The following is an excerpt from Senator Kirk’s remarks on the Senate floor on February 2, 2011:


Mohammed Badi was elected the Eighth General Guide of the Muslim Brotherhood in January 2010.  As noted by the U.S. Government’s Open Source Center, Badi is “influenced by the writings of famous MB ideologue Sayyid Qutb… known for his conservative views.”

In an interview on April 14, 2010, Mr. Badi said “we will continue to raise the banner of Jihad and the Koran in our confrontation with the enemy of Islam.”  He went on to say, “The Muslim Brotherhood still considers the Zionists to be its main and only enemy.  The Jews who occupy Palestine have their eyes set on Egypt.”

Two days ago, a leading member of the Muslim Brotherhood, Muhammad Ghannem, reportedly told the Al-Alam Iranian news network that he “would like to see the Egyptian people prepare for war against Israel” adding that the world should understand that “the Egyptian people are prepared for anything to get rid of this regime.”  He went on to say that the Suez Canal should be “closed immediately,” and that the flow of gas from Egypt to Israel should cease “in order to bring about the downfall of the Mubarak regime.”

In 2007, the Muslim Brotherhood released a political platform, which contained a number of indications on how this organization would govern Egypt if it came to power.  

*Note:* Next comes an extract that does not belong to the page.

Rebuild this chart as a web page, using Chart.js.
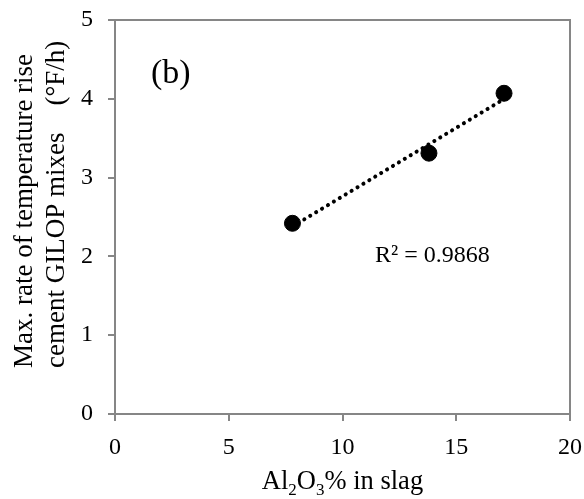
<!DOCTYPE html>
<html>
<head>
<meta charset="utf-8">
<script src="https://cdn.jsdelivr.net/npm/chart.js@4"></script>
<style>
  html, body { margin: 0; padding: 0; background: #fff; }
  canvas { display: block; }
</style>
</head>
<body>
<canvas id="chart" width="584" height="499"></canvas>
<script>
const al2o3 = [7.8, 13.8, 17.1];
const rateRise = [2.42, 3.31, 4.07];
const xTicks = [0, 5, 10, 15, 20];
const yTicks = [0, 1, 2, 3, 4, 5];
const yTitle = ['Max. rate of temperature rise', 'cement GILOP mixes    (\u00B0F/h)'];
const panelLabel = '(b)';
const r2Label = 'R\u00B2 = 0.9868';

// least squares line for the dotted trendline
const n = al2o3.length;
const mx = al2o3.reduce((a, b) => a + b, 0) / n;
const my = rateRise.reduce((a, b) => a + b, 0) / n;
let sxy = 0, sxx = 0;
al2o3.forEach((x, i) => { sxy += (x - mx) * (rateRise[i] - my); sxx += (x - mx) * (x - mx); });
const slope = sxy / sxx;
const icpt = my - slope * mx;
const xMin = Math.min(...al2o3), xMax = Math.max(...al2o3);
const trend = [{ x: xMin, y: icpt + slope * xMin }, { x: xMax, y: icpt + slope * xMax }];

const serif = '"Liberation Serif", "Times New Roman", serif';
const axisGrey = '#868686';

// stop chart.js shrinking the plot for the end tick labels
function noPad(s) {
    s.paddingLeft = 0; s.paddingRight = 0; s.paddingTop = 0; s.paddingBottom = 0;
}

const decorations = {
    id: 'decorations',
    afterDraw(chart) {
        const c = chart.ctx;
        const a = chart.chartArea;
        c.save();
        // box round the plot
        c.strokeStyle = axisGrey;
        c.lineWidth = 2;
        c.strokeRect(a.left, a.top, a.right - a.left, a.bottom - a.top);

        c.fillStyle = '#000';
        c.textAlign = 'left';
        c.textBaseline = 'middle';
        c.font = '34px ' + serif;
        c.fillText(panelLabel, 151, 74);
        c.textBaseline = 'alphabetic';
        c.font = '24px ' + serif;
        c.fillText(r2Label, 375, 262);

        // y axis title, two lines starting at the same height
        c.save();
        c.translate(0, 368);
        c.rotate(-Math.PI / 2);
        c.textAlign = 'left';
        c.textBaseline = 'middle';
        c.font = '27px ' + serif;
        c.fillText(yTitle[0], 0, 25);
        c.fillText(yTitle[1], 0, 57);
        c.restore();

        // x axis title with subscripts
        const parts = [['Al', 0], ['2', 1], ['O', 0], ['3', 1], ['% in slag', 0]];
        const big = '26.5px ' + serif, small = '17px ' + serif;
        let total = 0;
        parts.forEach(p => { c.font = p[1] ? small : big; total += c.measureText(p[0]).width; });
        let x = (a.left + a.right) / 2 - total / 2;
        const base = 489;
        parts.forEach(p => {
            c.font = p[1] ? small : big;
            c.fillText(p[0], x, base + (p[1] ? 6 : 0));
            x += c.measureText(p[0]).width;
        });
        c.restore();
    }
};

new Chart(document.getElementById('chart'), {
    type: 'scatter',
    data: {
        datasets: [
            {
                label: 'trend',
                type: 'line',
                data: trend,
                borderColor: '#000',
                borderWidth: 4,
                borderDash: [0.1, 6.8],
                borderCapStyle: 'round',
                pointRadius: 0,
                fill: false,
                order: 2
            },
            {
                label: 'data',
                data: al2o3.map((x, i) => ({ x: x, y: rateRise[i] })),
                backgroundColor: '#000',
                borderColor: '#000',
                pointRadius: 8,
                pointHoverRadius: 8,
                order: 1
            }
        ]
    },
    options: {
        responsive: false,
        animation: false,
        layout: { padding: { top: 20, right: 14, left: 0, bottom: 0 } },
        plugins: {
            legend: { display: false },
            tooltip: { enabled: false }
        },
        scales: {
            x: {
                type: 'linear',
                min: xTicks[0],
                max: xTicks[xTicks.length - 1],
                afterBuildTicks: s => { s.ticks = xTicks.map(v => ({ value: v })); },
                afterFit: s => { s.height = 85; noPad(s); },
                border: { color: axisGrey, width: 2 },
                grid: { drawOnChartArea: false, color: axisGrey, lineWidth: 2, tickLength: 7 },
                ticks: { color: '#000', font: { family: serif, size: 24 }, padding: 12, maxRotation: 0 }
            },
            y: {
                type: 'linear',
                min: yTicks[0],
                max: yTicks[yTicks.length - 1],
                afterBuildTicks: s => { s.ticks = yTicks.map(v => ({ value: v })); },
                afterFit: s => { s.width = 115; noPad(s); },
                border: { color: axisGrey, width: 2 },
                grid: { drawOnChartArea: false, color: axisGrey, lineWidth: 2, tickLength: 7 },
                ticks: { color: '#000', font: { family: serif, size: 24 }, padding: 15 }
            }
        }
    },
    plugins: [decorations]
});
</script>
</body>
</html>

According to the Congressional Research Service, the platform “called for the establishment of a board of religious scholars with whom the president and the legislature would have to consult before passing laws.”

As noted by Mohamed Elmenshawy – the editor in chief of Taqrir Washington and Arab Insight: “Reminiscent of Iran’s Guardian Council, this undemocratically selected body could have the power vested by the state to veto any and all legislation passed by the Egyptian parliament and approved by the president that is not compatible with Islamic Sharia law.”

The same document raises the important question of the Muslim Brotherhood’s commitment to a pluralistic society.  Despite pledges to treat minorities and women as equals, the platform allows neither to hold high public office.  As stated in the platform, “non-Muslims are excused from holding this mission.”  For women, the post of the Presidency or Prime Minister would “contradict with her nature, social and other humanitarian roles.”  The draft also cautions against “burdening women with duties against their nature or role in the family.”